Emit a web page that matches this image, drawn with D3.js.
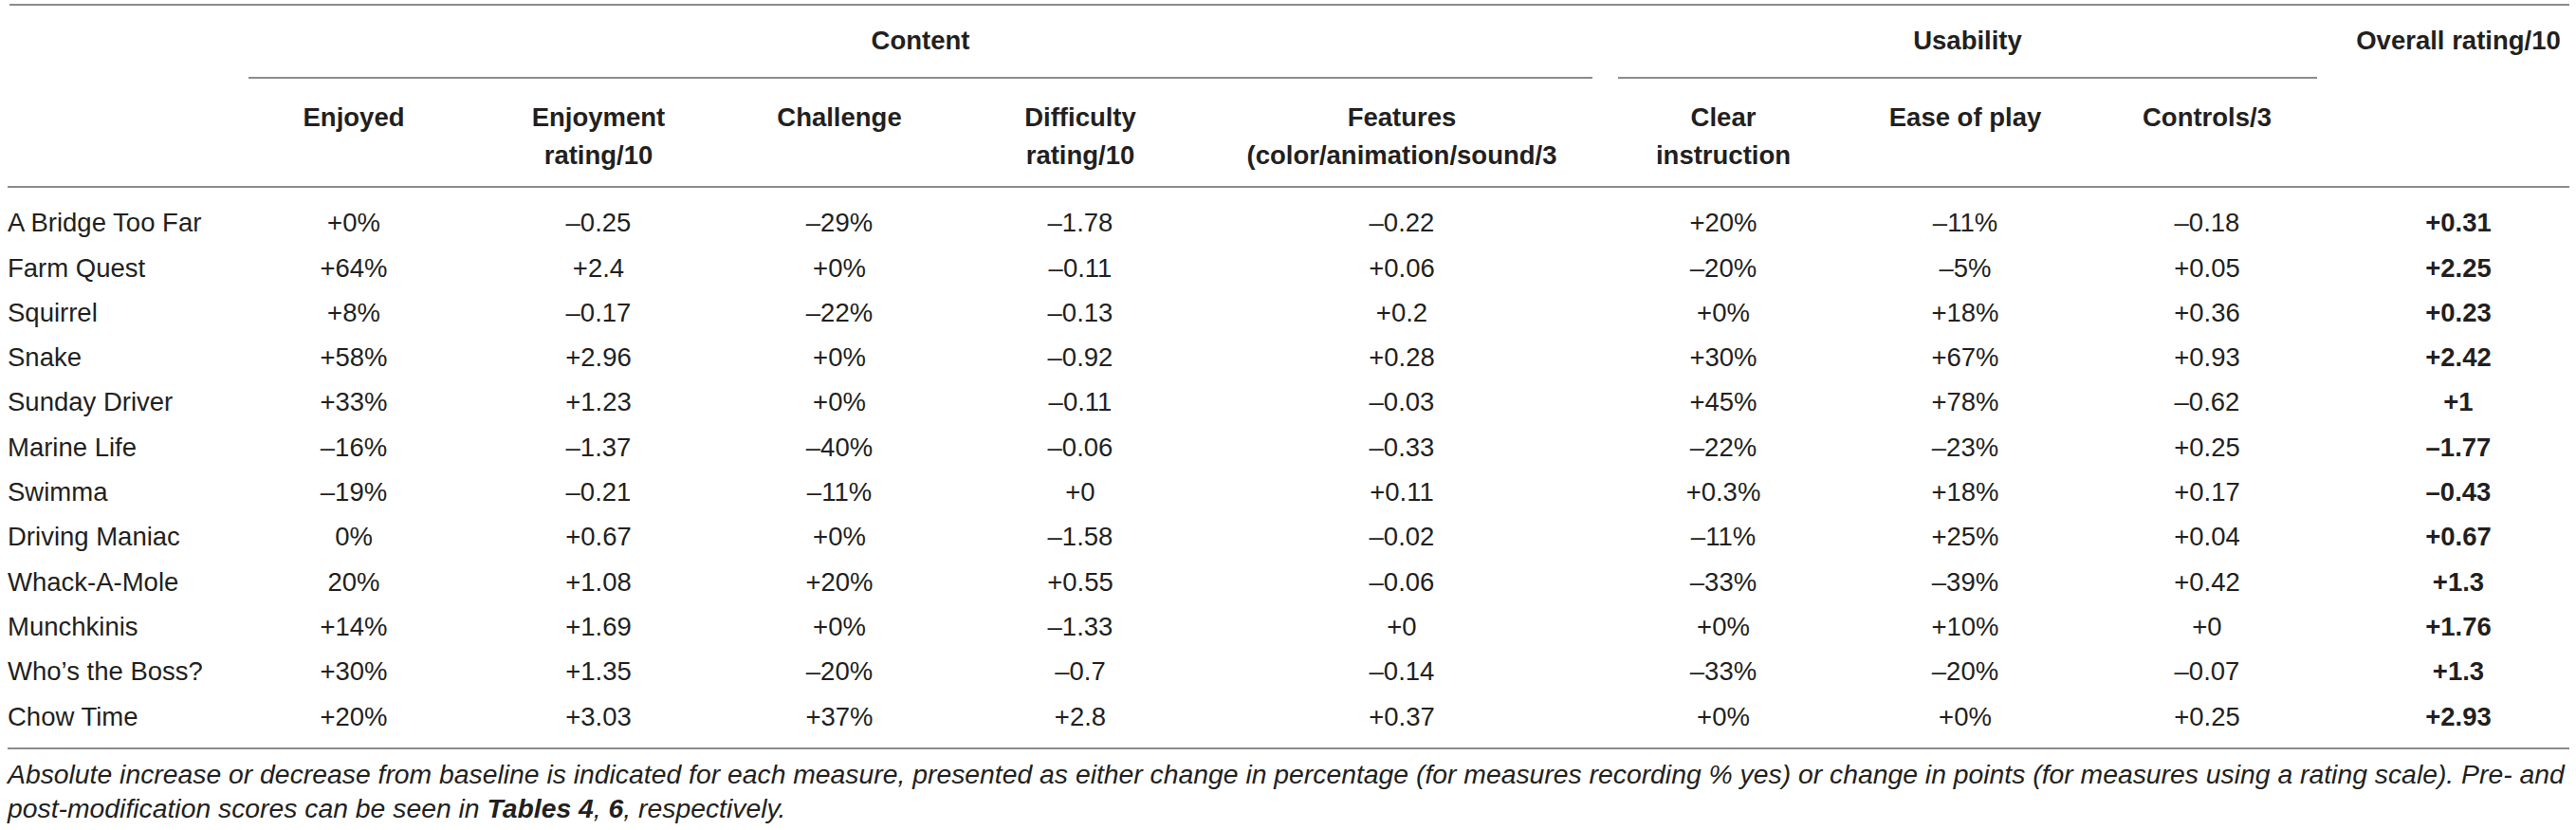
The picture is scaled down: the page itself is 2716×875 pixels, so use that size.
<!DOCTYPE html>
<html>
<head>
<meta charset="utf-8">
<script src="https://cdn.jsdelivr.net/npm/d3@7"></script>
<style>
  html, body { margin: 0; padding: 0; background: #fff; }
  svg text { font-family: "Liberation Sans", Arial, Helvetica, sans-serif; fill: #231f20; }
</style>
</head>
<body>
<div id="table"></div>
<script>
// games (rows)
const games = ['A Bridge Too Far', 'Farm Quest', 'Squirrel', 'Snake', 'Sunday Driver', 'Marine Life',
  'Swimma', 'Driving Maniac', 'Whack-A-Mole', 'Munchkinis', 'Who\u2019s the Boss?', 'Chow Time'];

// one array per column, as printed
const enjoyed = ['+0%', '+64%', '+8%', '+58%', '+33%', '\u201316%', '\u201319%', '0%', '20%', '+14%', '+30%', '+20%'];
const enjoymentRating = ['\u20130.25', '+2.4', '\u20130.17', '+2.96', '+1.23', '\u20131.37', '\u20130.21', '+0.67', '+1.08', '+1.69', '+1.35', '+3.03'];
const challenge = ['\u201329%', '+0%', '\u201322%', '+0%', '+0%', '\u201340%', '\u201311%', '+0%', '+20%', '+0%', '\u201320%', '+37%'];
const difficultyRating = ['\u20131.78', '\u20130.11', '\u20130.13', '\u20130.92', '\u20130.11', '\u20130.06', '+0', '\u20131.58', '+0.55', '\u20131.33', '\u20130.7', '+2.8'];
const features = ['\u20130.22', '+0.06', '+0.2', '+0.28', '\u20130.03', '\u20130.33', '+0.11', '\u20130.02', '\u20130.06', '+0', '\u20130.14', '+0.37'];
const clearInstruction = ['+20%', '\u201320%', '+0%', '+30%', '+45%', '\u201322%', '+0.3%', '\u201311%', '\u201333%', '+0%', '\u201333%', '+0%'];
const easeOfPlay = ['\u201311%', '\u20135%', '+18%', '+67%', '+78%', '\u201323%', '+18%', '+25%', '\u201339%', '+10%', '\u201320%', '+0%'];
const controls = ['\u20130.18', '+0.05', '+0.36', '+0.93', '\u20130.62', '+0.25', '+0.17', '+0.04', '+0.42', '+0', '\u20130.07', '+0.25'];
const overall = ['+0.31', '+2.25', '+0.23', '+2.42', '+1', '\u20131.77', '\u20130.43', '+0.67', '+1.3', '+1.76', '+1.3', '+2.93'];

// column headers
const columnKeys = ['enjoyed', 'enjoymentRating', 'challenge', 'difficultyRating', 'features',
  'clearInstruction', 'easeOfPlay', 'controls', 'overall'];
const columnLabels = [['Enjoyed'], ['Enjoyment', 'rating/10'], ['Challenge'], ['Difficulty', 'rating/10'],
  ['Features', '(color/animation/sound/3'], ['Clear', 'instruction'], ['Ease of play'], ['Controls/3'], []];
const groupLabels = ['Content', 'Usability', 'Overall rating/10'];
const groupSpans = [['enjoyed', 'features'], ['clearInstruction', 'controls'], ['overall', 'overall']];

const captionLines = [
  [{ t: 'Absolute increase or decrease from baseline is indicated for each measure, presented as either change in percentage (for measures recording % yes) or change in points (for measures using a rating scale). Pre- and' }],
  [{ t: 'post-modification scores can be seen in ' }, { t: 'Tables 4', b: true }, { t: ', ' }, { t: '6', b: true }, { t: ', respectively.' }]
];

const columns = {
  enjoyed, enjoymentRating, challenge, difficultyRating, features,
  clearInstruction, easeOfPlay, controls, overall
};

const width = 2716;
const height = 875;
const fontSize = 27.5;
const lineColor = '#8c8c8c';

const svg = d3
  .select('#table')
  .append('svg')
  .attr('width', width)
  .attr('height', height);

// column centres
const x = d3.scaleOrdinal()
  .domain(columnKeys)
  .range([373, 631, 885, 1139, 1478, 1817, 2072, 2327, 2592]);

// half width of each column cell, used for the group rules
const halfCell = d3.scaleOrdinal()
  .domain(columnKeys)
  .range([111, 127, 127, 127, 201, 111, 127, 116, 120]);

// row centres
const y = d3.scalePoint()
  .domain(games)
  .range([234.6, 755]);

// horizontal rules
const rules = [
  { x1: 10, x2: 2709, y: 5 },
  { x1: 8, x2: 2709, y: 197 },
  { x1: 8, x2: 2709, y: 789 }
];
svg.selectAll('.rule')
  .data(rules)
  .join('line')
  .attr('class', 'rule')
  .attr('x1', (d) => d.x1)
  .attr('x2', (d) => d.x2)
  .attr('y1', (d) => d.y)
  .attr('y2', (d) => d.y)
  .attr('stroke', lineColor)
  .attr('stroke-width', 2);

// group headers
const groups = groupLabels.map((label, i) => {
  const a = groupSpans[i][0];
  const b = groupSpans[i][1];
  return { label, left: x(a) - halfCell(a), right: x(b) + halfCell(b), span: a !== b };
});

svg.selectAll('.group-label')
  .data(groups)
  .join('text')
  .attr('class', 'group-label')
  .attr('x', (d) => (d.left + d.right) / 2)
  .attr('y', 42)
  .attr('dy', '0.35em')
  .attr('text-anchor', 'middle')
  .attr('font-weight', 'bold')
  .attr('font-size', fontSize)
  .text((d) => d.label);

svg.selectAll('.group-rule')
  .data(groups.filter((d) => d.span))
  .join('line')
  .attr('class', 'group-rule')
  .attr('x1', (d) => d.left)
  .attr('x2', (d) => d.right)
  .attr('y1', 82)
  .attr('y2', 82)
  .attr('stroke', lineColor)
  .attr('stroke-width', 2);

// column headers
const headerY = d3.scalePoint().domain([0, 1]).range([123, 163]);
const header = svg.selectAll('.col-header')
  .data(columnKeys.map((k, i) => ({ key: k, lines: columnLabels[i] })))
  .join('g')
  .attr('class', 'col-header');

header.selectAll('text')
  .data((d) => d.lines.map((line, j) => ({ key: d.key, line, j })))
  .join('text')
  .attr('x', (d) => x(d.key))
  .attr('y', (d) => headerY(d.j))
  .attr('dy', '0.35em')
  .attr('text-anchor', 'middle')
  .attr('font-weight', 'bold')
  .attr('font-size', fontSize)
  .text((d) => d.line);

// row labels
svg.selectAll('.row-label')
  .data(games)
  .join('text')
  .attr('class', 'row-label')
  .attr('x', 8)
  .attr('y', (d) => y(d))
  .attr('dy', '0.35em')
  .attr('font-size', fontSize)
  .text((d) => d);

// cells
const cells = [];
columnKeys.forEach((key) => {
  columns[key].forEach((v, i) => {
    cells.push({ key, game: games[i], value: v });
  });
});

svg.selectAll('.cell')
  .data(cells)
  .join('text')
  .attr('class', 'cell')
  .attr('x', (d) => x(d.key))
  .attr('y', (d) => y(d.game))
  .attr('dy', '0.35em')
  .attr('text-anchor', 'middle')
  .attr('font-size', fontSize)
  .attr('font-weight', (d) => (d.key === 'overall' ? 'bold' : 'normal'))
  .text((d) => d.value);

// caption, sized so the first line fills the table width
const captionY = [826, 862];
const caption = svg.selectAll('.caption')
  .data(captionLines)
  .join('text')
  .attr('class', 'caption')
  .attr('x', 8)
  .attr('y', (d, i) => captionY[i])
  .attr('font-style', 'italic')
  .attr('font-size', 26);

caption.selectAll('tspan')
  .data((d) => d)
  .join('tspan')
  .attr('font-weight', (d) => (d.b ? 'bold' : 'normal'))
  .text((d) => d.t);

const firstLen = caption.node().getComputedTextLength();
const captionSize = 26 * (2697 / firstLen);
caption.attr('font-size', captionSize);
</script>
</body>
</html>
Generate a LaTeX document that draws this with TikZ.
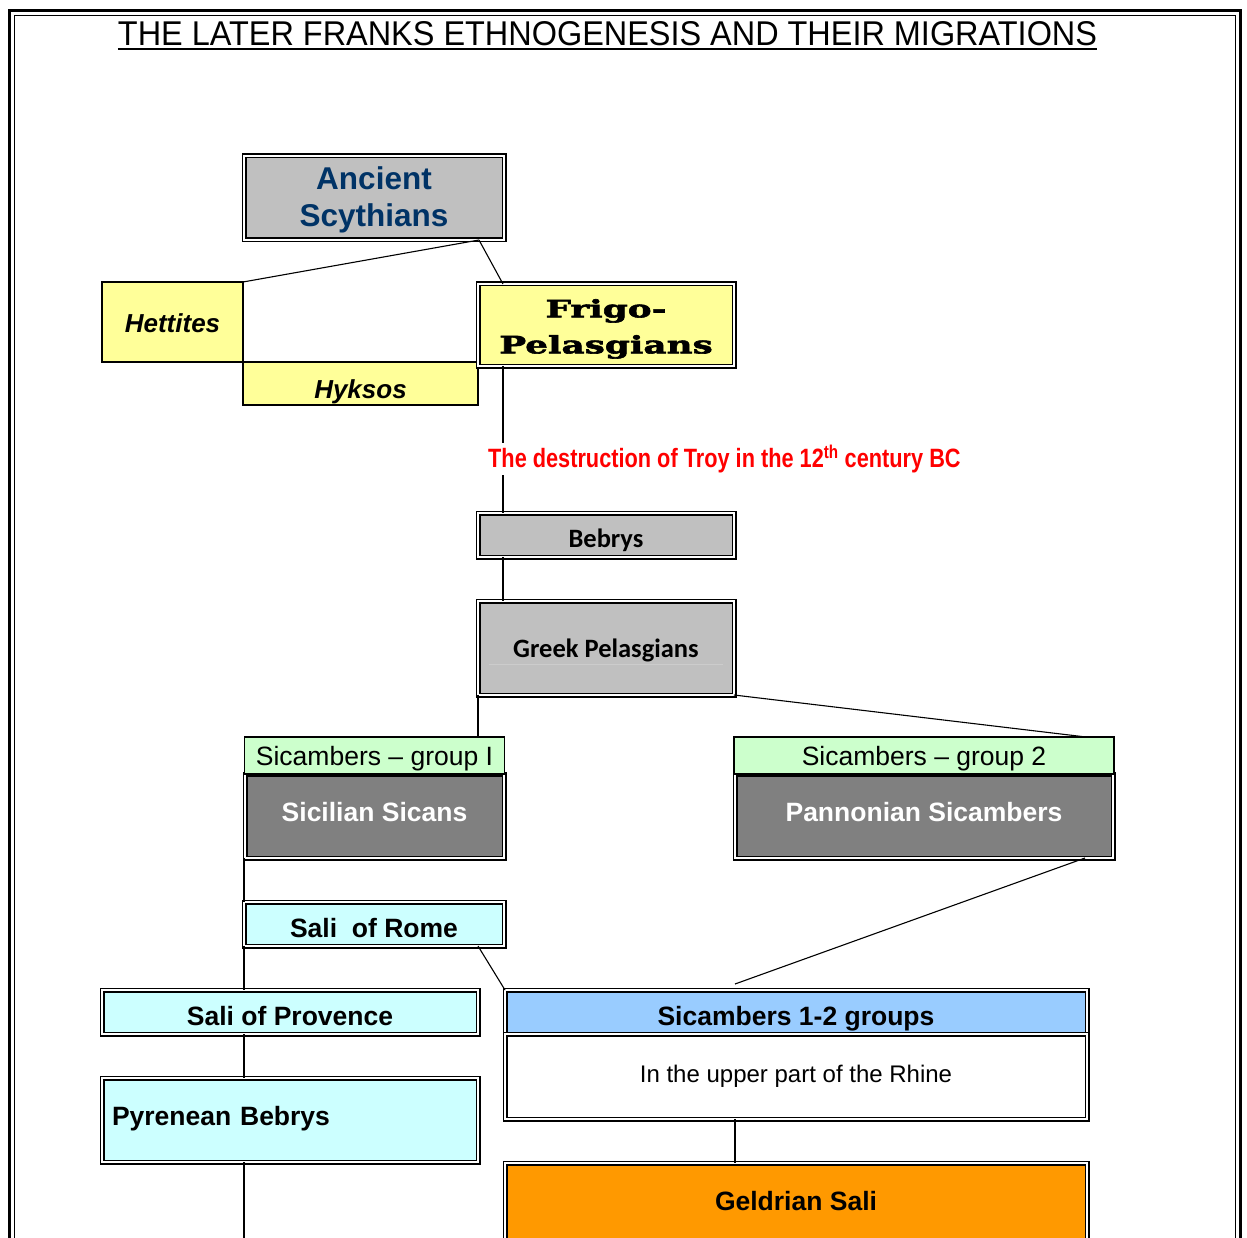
\documentclass[tikz,border=0pt]{standalone}
\usepackage{fontspec}
\usepackage{graphicx}
\setmainfont{Liberation Sans}
\newfontfamily\narrowfont[FakeStretch=0.82]{Liberation Sans}
\newfontfamily\calfont{Carlito}
\newfontfamily\slabfont[FakeStretch=1.49, FakeBold=2.5]{DejaVu Serif}
\usetikzlibrary{positioning,calc}
\definecolor{cgris}{HTML}{C0C0C0}
\definecolor{cgrisosc}{HTML}{808080}
\definecolor{cazul}{HTML}{003366}
\definecolor{camar}{HTML}{FFFF99}
\definecolor{cverde}{HTML}{CCFFCC}
\definecolor{ccian}{HTML}{CCFFFF}
\definecolor{ccielo}{HTML}{99CCFF}
\definecolor{cnaranja}{HTML}{FF9900}
\definecolor{crojo}{HTML}{FF0000}
\tikzset{
  dcaja/.style={rectangle, draw, double=white, double distance=1.2pt, line width=1.9pt,
    inner sep=0pt, outer sep=0pt, align=center},
  scaja/.style={rectangle, draw, line width=1.6pt, inner sep=0pt, outer sep=0pt, align=center},
  enlace/.style={line width=1.1pt},
  etq/.style={font=\fontsize{26.5}{30}\selectfont\bfseries},
  lin/.style 2 args={text height=#1pt, text depth=#2pt},
}

\begin{document}
\begin{tikzpicture}[x=1pt, y=-1pt]
  \useasboundingbox (0,0) rectangle (1247,1238);
  \clip (0,0) rectangle (1247,1238);
  % page frame
  \draw[line width=3pt] (9.5,10.5) rectangle (1240.5,1260);
  \draw[line width=1pt] (14.5,15.5) rectangle (1235.5,1260);
  % title
  \node[anchor=base, inner sep=0pt] (titulo) at (607.5,46)
    {\resizebox{979pt}{24pt}{THE LATER FRANKS ETHNOGENESIS AND THEIR MIGRATIONS}};
  \draw[line width=2pt] ([yshift=-3.5pt]titulo.base west) -- ([yshift=-3.5pt]titulo.base east);

  % upper part
  \node[dcaja, fill=cgris, minimum width=260pt, minimum height=84pt, text=cazul,
    font=\fontsize{31.5}{36.5}\selectfont\bfseries] (escitas) at (374,198) {\rule{0pt}{27pt}Ancient\\Scythians};
  \node[scaja, fill=camar, minimum width=141pt, minimum height=80pt, lin={51}{29},
    font=\fontsize{26}{30}\selectfont\bfseries\itshape] (hetitas) at (172.5,322) {Hettites};
  \node[scaja, fill=camar, minimum width=235pt, minimum height=43pt, lin={36}{7},
    font=\fontsize{26}{30}\selectfont\bfseries\itshape, below right=0pt and 0pt of hetitas] (hicsos) {Hyksos};
  \node[dcaja, fill=camar, minimum width=256pt, minimum height=82pt,
    font=\fontsize{24}{36}\selectfont\slabfont\bfseries] (frigo) at (606,325) {\rule{0pt}{26pt}Frigo-\\Pelasgians};
  \node[dcaja, fill=cgris, minimum width=256pt, minimum height=44pt, lin={34}{10},
    font=\fontsize{26.5}{30}\selectfont\calfont\bfseries] (bebrys) at (606,535) {Bebrys};
  \node[dcaja, fill=cgris, minimum width=256pt, minimum height=94pt, lin={56}{38},
    font=\fontsize{26.5}{30}\selectfont\calfont\bfseries] (griegos) at (606,648) {Greek Pelasgians};
  \draw[white!80!black, line width=0.6pt] ([xshift=11pt, yshift=-16pt]griegos.west)
    -- ([xshift=-11pt, yshift=-16pt]griegos.east);

  % two groups
  \node[dcaja, fill=cgrisosc, minimum width=259pt, minimum height=84pt, lin={47}{37}, etq, text=white]
    (sicanos) at (374.5,816) {Sicilian Sicans};
  \node[scaja, fill=cverde, minimum width=260pt, minimum height=37pt, lin={28}{9},
    font=\fontsize{26.5}{30}\selectfont, above=0pt of sicanos] (grupo1) {Sicambers -- group I};
  \node[dcaja, fill=cgrisosc, minimum width=378pt, minimum height=84pt, lin={47}{37}, etq, text=white]
    (panonios) at (924,816) {Pannonian Sicambers};
  \node[scaja, fill=cverde, minimum width=380pt, minimum height=37pt, lin={28}{9},
    font=\fontsize{26.5}{30}\selectfont, above=0pt of panonios] (grupo2) {Sicambers -- group 2};

  % lower part
  \node[dcaja, fill=ccian, minimum width=260pt, minimum height=44pt, lin={35}{9}, etq] (roma) at (374,924) {Sali~ of Rome};
  \node[dcaja, fill=ccian, minimum width=376pt, minimum height=44pt, lin={35}{9}, etq] (provenza) at (290,1012) {Sali of Provence};
  \node[dcaja, fill=ccian, text width=356pt, inner xsep=10pt, minimum height=84pt, lin={47}{37}, align=left, etq]
    (pirineos) at (290,1120) {Pyrenean Bebrys};
  \node[dcaja, fill=ccielo, minimum width=582pt, minimum height=44pt, lin={35}{9}, etq] (sicambros) at (796,1012) {Sicambers 1-2 groups};
  \node[dcaja, fill=white, minimum width=582pt, minimum height=85pt, lin={48}{37},
    font=\fontsize{24}{28}\selectfont, below=0pt of sicambros] (rin) {In the upper part of the Rhine};
  \node[dcaja, fill=cnaranja, minimum width=582pt, minimum height=82pt, lin={47}{35}, etq] (geldria) at (796,1204) {Geldrian Sali};

  % connectors
  \coordinate (finpan) at ([xshift=-61pt, yshift=6pt]sicambros.north);
  \coordinate (fondo) at (244,1250);
  \draw[enlace] ([xshift=-25pt]escitas.south east) -- (hetitas.north east);
  \draw[enlace] ([xshift=-25pt]escitas.south east) -- ([xshift=25pt]frigo.north west);
  \draw[enlace] ([xshift=25pt]frigo.south west) -- ([xshift=25pt]bebrys.north west);
  \draw[enlace] ([xshift=25pt]bebrys.south west) -- ([xshift=25pt]griegos.north west);
  \draw[enlace] (griegos.south west) -- (griegos.south west |- grupo1.north);
  \draw[enlace] (griegos.south east) -- ([xshift=-28pt]grupo2.north east);
  \draw[enlace] ([xshift=-28pt]panonios.south east) -- (finpan);
  \draw[enlace] ([xshift=-26pt]roma.south east) -- (sicambros.north west);
  \draw[enlace] (roma.north west |- sicanos.south) -- (roma.north west);
  \draw[enlace] (roma.south west) -- (roma.south west |- provenza.north);
  \draw[enlace] (roma.south west |- provenza.south) -- (roma.south west |- pirineos.north);
  \draw[enlace] (roma.south west |- pirineos.south) -- (fondo);
  \draw[enlace] ([xshift=-61pt]rin.south) -- ([xshift=-61pt]geldria.north);

  % Troy
  \node[anchor=west, fill=white, inner sep=2pt, text=crojo,
    font=\fontsize{26.5}{30}\selectfont\narrowfont\bfseries] (troya) at (486,459)
    {The destruction of Troy in the 12\textsuperscript{th} century BC};
\end{tikzpicture}
\end{document}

▶ Exercise requirements
Starting at the line that contains "Generate a LaTeX" and ending at the line that contains "-- ([yshift=-3.5pt]titulo.base east);", give the lines again exactly. Do not include the pictures.

▶ Exercise solution
Generate a LaTeX document that draws this with TikZ.
\documentclass[tikz,border=0pt]{standalone}
\usepackage{fontspec}
\usepackage{graphicx}
\setmainfont{Liberation Sans}
\newfontfamily\narrowfont[FakeStretch=0.82]{Liberation Sans}
\newfontfamily\calfont{Carlito}
\newfontfamily\slabfont[FakeStretch=1.49, FakeBold=2.5]{DejaVu Serif}
\usetikzlibrary{positioning,calc}
\definecolor{cgris}{HTML}{C0C0C0}
\definecolor{cgrisosc}{HTML}{808080}
\definecolor{cazul}{HTML}{003366}
\definecolor{camar}{HTML}{FFFF99}
\definecolor{cverde}{HTML}{CCFFCC}
\definecolor{ccian}{HTML}{CCFFFF}
\definecolor{ccielo}{HTML}{99CCFF}
\definecolor{cnaranja}{HTML}{FF9900}
\definecolor{crojo}{HTML}{FF0000}
\tikzset{
  dcaja/.style={rectangle, draw, double=white, double distance=1.2pt, line width=1.9pt,
    inner sep=0pt, outer sep=0pt, align=center},
  scaja/.style={rectangle, draw, line width=1.6pt, inner sep=0pt, outer sep=0pt, align=center},
  enlace/.style={line width=1.1pt},
  etq/.style={font=\fontsize{26.5}{30}\selectfont\bfseries},
  lin/.style 2 args={text height=#1pt, text depth=#2pt},
}

\begin{document}
\begin{tikzpicture}[x=1pt, y=-1pt]
  \useasboundingbox (0,0) rectangle (1247,1238);
  \clip (0,0) rectangle (1247,1238);
  % page frame
  \draw[line width=3pt] (9.5,10.5) rectangle (1240.5,1260);
  \draw[line width=1pt] (14.5,15.5) rectangle (1235.5,1260);
  % title
  \node[anchor=base, inner sep=0pt] (titulo) at (607.5,46)
    {\resizebox{979pt}{24pt}{THE LATER FRANKS ETHNOGENESIS AND THEIR MIGRATIONS}};
  \draw[line width=2pt] ([yshift=-3.5pt]titulo.base west) -- ([yshift=-3.5pt]titulo.base east);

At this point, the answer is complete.